Inherited IRA Transfers-
the Right Way

Fortunately, there is clear authority for an alternative method by which a designated beneficiary may transfer an IRA to a new trustee or custodian. In Rev. Rul. 78-406, 1978- 2 C.B. 157, an IRA account owner wished to transfer the balance of an IRA from one IRA trustee to a second IRA trustee but did not want to make a rollover of the funds. The IRS concluded:

In the absence of payment or distribution, the transfer would not be a rollover contribution described in 408(d)(3)(A) because such funds are not within the direct control and use of the participant. This conclusion would apply whether the bank trustee initiates or the IRA participant directs the transfer of funds.

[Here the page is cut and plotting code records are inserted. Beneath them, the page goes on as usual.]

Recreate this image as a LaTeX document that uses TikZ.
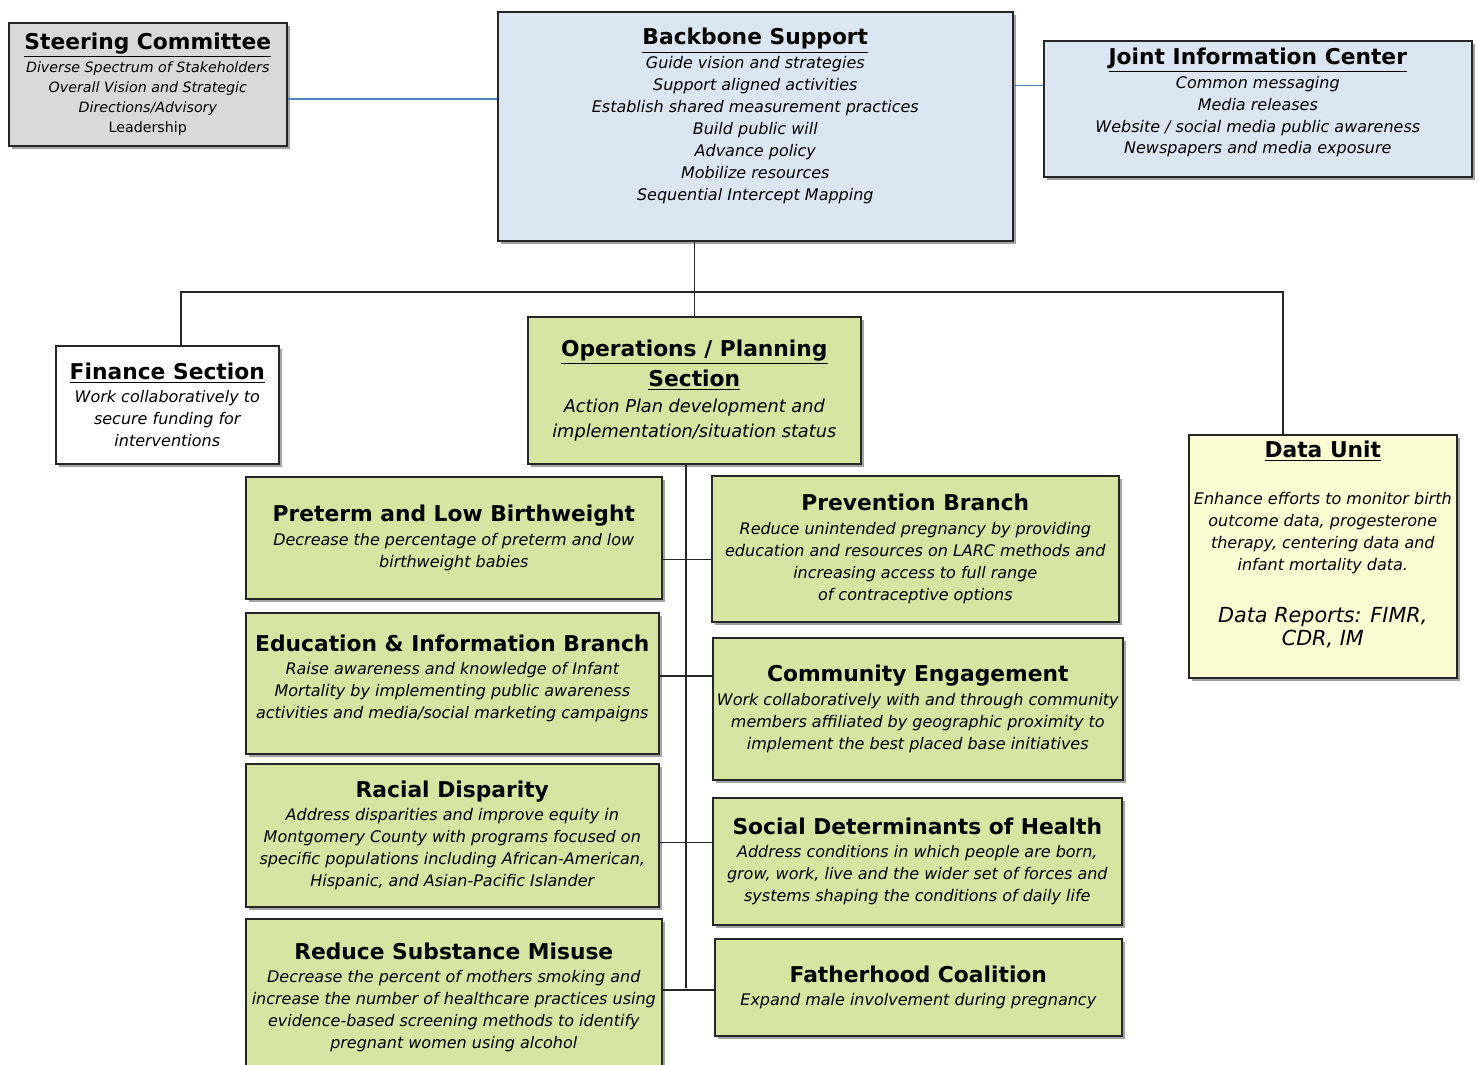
\documentclass[tikz,border=0pt]{standalone}
\usepackage{fontspec}
\setmainfont{DejaVu Sans}
\usepackage{xcolor}
\usetikzlibrary{shadows}

\definecolor{boxgrey}{HTML}{D9D9D9}
\definecolor{boxblue}{HTML}{DCE6F2}
\definecolor{boxgreen}{HTML}{D7E4A2}
\definecolor{boxyellow}{HTML}{FCFCD2}
\definecolor{linkblue}{HTML}{4F81BD}

\newcommand{\boxtext}{\fontsize{9.1}{12.5}\selectfont\itshape}
\newcommand{\boxhead}[1]{{\fontsize{12.4}{15}\selectfont\bfseries\upshape #1}}
\newcommand{\boxulhead}[1]{\boxhead{\underline{#1}}}

\begin{document}
\begin{tikzpicture}[
   x=0.02cm,y=-0.02cm,
   font=\boxtext,
   box/.style={draw=black!85,line width=0.9pt,align=center,anchor=north west,inner sep=1pt,
      drop shadow={shadow xshift=2pt,shadow yshift=-2pt,fill=black!55,opacity=0.65}},
   boxsize/.style 2 args={minimum width=#1*0.02cm,minimum height=#2*0.02cm},
   greybox/.style={box,fill=boxgrey},
   bluebox/.style={box,fill=boxblue},
   greenbox/.style={box,fill=boxgreen},
   yellowbox/.style={box,fill=boxyellow},
   whitebox/.style={box,fill=white},
   link/.style={draw=black!85,line width=0.8pt},
   bluelink/.style={draw=linkblue,line width=0.8pt}]
\fill[white] (0,0) rectangle (1478,1065);
\useasboundingbox (0,0) rectangle (1478,1065);

% top row
\node[greybox,boxsize={278}{123},font=\fontsize{8.1}{11.4}\selectfont\itshape] (steer) at (8,22)
   {\boxulhead{Steering Committee}\\[2pt]
   Diverse Spectrum of Stakeholders\\ Overall Vision and Strategic\\
   Directions/Advisory\\ \upshape Leadership};
\node[bluebox,boxsize={515}{229}] (backbone) at (497,11) {\boxulhead{Backbone Support}\\[1pt]
   Guide vision and strategies\\ Support aligned activities\\
   Establish shared measurement practices\\ Build public will\\ Advance policy\\
   Mobilize resources\\ Sequential Intercept Mapping\\[1pt]};
\node[bluebox,boxsize={428}{136}] (jic) at (1043,40) {\boxulhead{Joint Information Center}\\[1pt]
   Common messaging\\ Media releases\\
   Website / social media public awareness\\ Newspapers and media exposure\\[-3.5pt]};

% sections
\node[whitebox,boxsize={223}{118}] (fin) at (55,345) {\boxulhead{Finance Section}\\[1pt]
   Work collaboratively to\\ secure funding for\\ interventions};
\node[greenbox,boxsize={333}{147},font=\fontsize{10.1}{14}\selectfont\itshape] (ops) at (527,316)
   {\boxulhead{Operations / Planning}\\[2pt]
   \boxulhead{Section}\\[1pt]
   Action Plan development and\\ implementation/situation status};
\node[yellowbox,boxsize={268}{243}] (data) at (1188,434) {\boxulhead{Data Unit}\\[14pt]
   Enhance efforts to monitor birth\\ outcome data, progesterone\\
   therapy, centering data and\\ infant mortality data.\\[17pt]
   {\fontsize{11.8}{13.6}\selectfont Data Reports: FIMR,}\\[1pt]
   {\fontsize{11.8}{13.6}\selectfont CDR, IM}\\[2pt]};

% branches, left column
\node[greenbox,boxsize={416}{122}] (pre) at (245,476) {\boxhead{Preterm and Low Birthweight}\\[1pt]
   Decrease the percentage of preterm and low\\ birthweight babies};
\node[greenbox,boxsize={413}{141}] (edu) at (245,612) {\boxhead{Education \& Information Branch}\\[1pt]
   Raise awareness and knowledge of Infant\\ Mortality by implementing public awareness\\
   activities and media/social marketing campaigns\\[-5pt]};
\node[greenbox,boxsize={413}{143}] (rac) at (245,763) {\boxhead{Racial Disparity}\\[1pt]
   Address disparities and improve equity in\\ Montgomery County with programs focused on\\
   specific populations including African-American,\\ Hispanic, and Asian-Pacific Islander};
\node[greenbox,boxsize={416}{157}] (sub) at (245,918) {\boxhead{Reduce Substance Misuse}\\[1pt]
   Decrease the percent of mothers smoking and\\ increase the number of healthcare practices using\\
   evidence-based screening methods to identify\\ pregnant women using alcohol};

% branches, right column
\node[greenbox,boxsize={407}{146}] (prev) at (711,475) {\boxhead{Prevention Branch}\\[1pt]
   Reduce unintended pregnancy by providing\\ education and resources on LARC methods and\\
   increasing access to full range\\ of contraceptive options};
\node[greenbox,boxsize={410}{142}] (com) at (712,637) {\boxhead{Community Engagement}\\[1pt]
   Work collaboratively with and through community\\ members affiliated by geographic proximity to\\
   implement the best placed base initiatives};
\node[greenbox,boxsize={409}{127}] (soc) at (712,797) {\boxhead{Social Determinants of Health}\\[1pt]
   Address conditions in which people are born,\\ grow, work, live and the wider set of forces and\\
   systems shaping the conditions of daily life};
\node[greenbox,boxsize={407}{97}] (fat) at (714,938) {\boxhead{Fatherhood Coalition}\\[1pt]
   Expand male involvement during pregnancy};

% connectors
\coordinate (busL) at (181,292);
\coordinate (busR) at (1283,292);
\coordinate (trunk) at (686,988);
\draw[bluelink] (steer.-6) -- (steer.-6 -| backbone.west);
\draw[bluelink] (backbone.9) -- (backbone.9 -| jic.west);
\draw[link] (ops.north |- backbone.south) -- (ops.north);
\draw[link] (busL |- fin.north) -- (busL) -- (busR) -- (busR |- data.north);
\draw[link] (trunk |- ops.south) -- (trunk);
\draw[link] (pre.-6) -- (pre.-6 -| prev.west);
\draw[link] (edu.2) -- (edu.2 -| com.west);
\draw[link] (rac.-2) -- (rac.-2 -| soc.west);
\draw[link] (sub.2) -- (sub.2 -| fat.west);
\end{tikzpicture}
\end{document}
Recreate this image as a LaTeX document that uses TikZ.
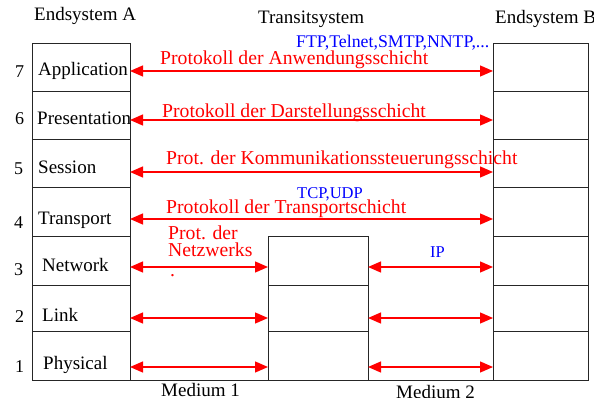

In PLR 8716058, the son of a deceased IRA account owner who was the designated beneficiary of an IRA arranged to have a new IRA account established in his deceased mother's name with an eligible IRA trustee and proposed to have a trustee-to-trustee transfer of the account balance made. After summarizing the conclusion of Rev. Rul. 78-406, the ruling noted that, even though the designated beneficiary (rather than either the IRA participant or the bank trustee) wished to initiate the transfer, the transfer was not a prohibited rollover because the IRA would be maintained in the name of the deceased IRA participant. In PLR 9826042, a similar transfer by the deceased account owner's daughter was approved when the transferred funds were maintained in an IRA in the daughter's name as beneficiary of the deceased account owner.

Splitting an IRA

In PLRs 9623037 through 9623040, four daughters of a deceased account owner, as designated beneficiaries, proposed to have the existing IRA trustee divide the IRA into four equal shares. Each share was then to be transferred to a new IRA trustee (in a trustee-to-trustee transfer), with the recipient IRA remaining in the name of the deceased account owner, as owner. Each ruling approves the transfer to an account to be maintained in the name of the deceased account owner with the particular daughter requesting the ruling as the sole designated beneficiary of the IRA. PLR 9106045 reached the same conclusion on an equal division (and transfer) of an IRA account by its two designated beneficiaries.

In the case of an account owner whose death occurs after the required beginning date, required minimum distributions from either a continuing multiple beneficiary IRA or each of several split IRAs will be determined in the same manner as under the deceased account owner's IRA. By contrast, minimum required distributions from a multiple beneficiary IRA or separate new IRAs may be made over the life expectancy of the oldest designated beneficiary of the undivided account if the account owner dies before the required beginning date and a timely election is made by the beneficiaries to have payments commence on or before the end of the calendar year following the calendar year in which the deceased account owner dies.

If the IRA beneficiary designation contemplates the creation of separate shares (or accounts) from and after the date of death within the meaning of Prop. Treas. Reg. § 1.401(a)(9)-1, Q&A H-2A, the postdeath required minimum distributions for each of the new separate IRAs may be determined based on the life expectancy of the designated beneficiary of the particular new separate IRA involved.


Assuming that the IRS does not change its ruling position in the future, the transfer or splitting of an IRA after the deceased account owner's death can likely be accomplished if care is taken to avoid a prohibited rollover. To achieve separate minimum required distribution periods for separate IRAs or to establish separate GST classification for the resulting accounts, however, predeath planning is needed.